* _Task to complete_
Do not repeat pictures. Repeat exactly the lines of the listing below from its first line through the line with "solid_h2seo3 = [0.0, 0.0, 42.7, 69.2, 84.3, 100.0]".
+ + + +
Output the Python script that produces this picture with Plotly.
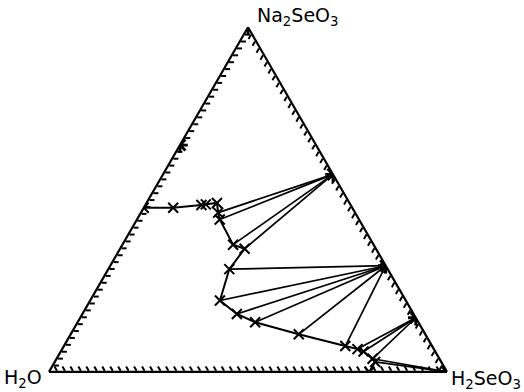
import plotly.graph_objects as go

# Na2SeO3 - H2SeO3 - H2O system, compositions in mass %
# Solubility curve (liquid phase), from the H2O-Na2SeO3 side to the H2O-H2SeO3 side
liq_na2seo3 = [47.6, 47.6, 48.4, 48.6, 49.0, 46.2, 44.2, 36.9, 35.7, 29.8, 20.7,
               16.8, 14.4, 10.9, 7.5, 6.6, 5.9, 3.8, 2.9, 0.0]
liq_h2seo3 = [0.0, 7.4, 14.1, 15.1, 17.7, 19.4, 20.8, 27.8, 31.3, 30.4, 32.6,
              38.8, 44.6, 57.3, 70.7, 74.2, 76.1, 79.4, 80.5, 80.5]

# Solid phases: Na2SeO3, Na2SeO3*5H2O, NaHSeO3, NaH3(SeO3)2, acid salt, H2SeO3
solid_na2seo3 = [100.0, 65.8, 57.3, 30.8, 15.7, 0.0]
solid_h2seo3 = [0.0, 0.0, 42.7, 69.2, 84.3, 100.0]

# Tie lines: solid phase index -> indices of liquid points
tie_lines = {
    2: [5, 6, 7, 8],
    3: [9, 10, 11, 12, 13, 14],
    4: [15, 16, 17],
    5: [17, 18],
}


def water(na, h):
    return [round(100.0 - x - y, 3) for x, y in zip(na, h)]


liq_h2o = water(liq_na2seo3, liq_h2seo3)
solid_h2o = water(solid_na2seo3, solid_h2seo3)

# Build tie-line segments separated by gaps
tie_a, tie_b, tie_c = [], [], []
for s, pts in tie_lines.items():
    for p in pts:
        tie_a += [solid_na2seo3[s], liq_na2seo3[p], None]
        tie_b += [solid_h2o[s], liq_h2o[p], None]
        tie_c += [solid_h2seo3[s], liq_h2seo3[p], None]

fig = go.Figure()

fig.add_trace(go.Scatterternary(
    a=tie_a, b=tie_b, c=tie_c, mode="lines", connectgaps=False,
    line=dict(color="black", width=1.7), hoverinfo="skip", showlegend=False))

fig.add_trace(go.Scatterternary(
    a=liq_na2seo3, b=liq_h2o, c=liq_h2seo3, mode="lines+markers",
    line=dict(color="black", width=2),
    marker=dict(symbol="x-thin", size=10, line=dict(color="black", width=2)),
    showlegend=False))

fig.add_trace(go.Scatterternary(
    a=solid_na2seo3, b=solid_h2o, c=solid_h2seo3, mode="markers",
    marker=dict(symbol="asterisk", size=13, line=dict(color="black", width=2.8)),
    showlegend=False))

axis_style = dict(
    min=0, linecolor="black", linewidth=2.2, showgrid=False,
    ticks="inside", ticklen=5, tickwidth=1.5, tickcolor="black",
    tickmode="linear", tick0=0, dtick=2, showticklabels=False, title=dict(text=""),
)

fig.update_layout(
    width=524, height=392,
    margin=dict(l=0, r=0, t=0, b=0),
    paper_bgcolor="white",
    ternary=dict(
        sum=100,
        bgcolor="white",
        domain=dict(x=[49 / 524, 447 / 524], y=[0.051, 0.931]),
        aaxis=axis_style, baxis=axis_style, caxis=axis_style,
    ),
    font=dict(family="DejaVu Sans", color="black"),
)

label_font = dict(family="DejaVu Sans", size=19, color="black")
fig.add_annotation(text="Na<sub>2</sub>SeO<sub>3</sub>", x=255 / 524, y=1 - 16 / 392,
                   xref="paper", yref="paper", xanchor="left", yanchor="middle",
                   showarrow=False, font=label_font)
fig.add_annotation(text="H<sub>2</sub>O", x=44 / 524, y=1 - 378 / 392,
                   xref="paper", yref="paper", xanchor="right", yanchor="middle",
                   showarrow=False, font=label_font)
fig.add_annotation(text="H<sub>2</sub>SeO<sub>3</sub>", x=449 / 524, y=1 - 379 / 392,
                   xref="paper", yref="paper", xanchor="left", yanchor="middle",
                   showarrow=False, font=label_font)

fig.write_html("out.html")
+ + + +
* _Full output_
Output the Python script that produces this picture with Plotly.
import plotly.graph_objects as go

# Na2SeO3 - H2SeO3 - H2O system, compositions in mass %
# Solubility curve (liquid phase), from the H2O-Na2SeO3 side to the H2O-H2SeO3 side
liq_na2seo3 = [47.6, 47.6, 48.4, 48.6, 49.0, 46.2, 44.2, 36.9, 35.7, 29.8, 20.7,
               16.8, 14.4, 10.9, 7.5, 6.6, 5.9, 3.8, 2.9, 0.0]
liq_h2seo3 = [0.0, 7.4, 14.1, 15.1, 17.7, 19.4, 20.8, 27.8, 31.3, 30.4, 32.6,
              38.8, 44.6, 57.3, 70.7, 74.2, 76.1, 79.4, 80.5, 80.5]

# Solid phases: Na2SeO3, Na2SeO3*5H2O, NaHSeO3, NaH3(SeO3)2, acid salt, H2SeO3
solid_na2seo3 = [100.0, 65.8, 57.3, 30.8, 15.7, 0.0]
solid_h2seo3 = [0.0, 0.0, 42.7, 69.2, 84.3, 100.0]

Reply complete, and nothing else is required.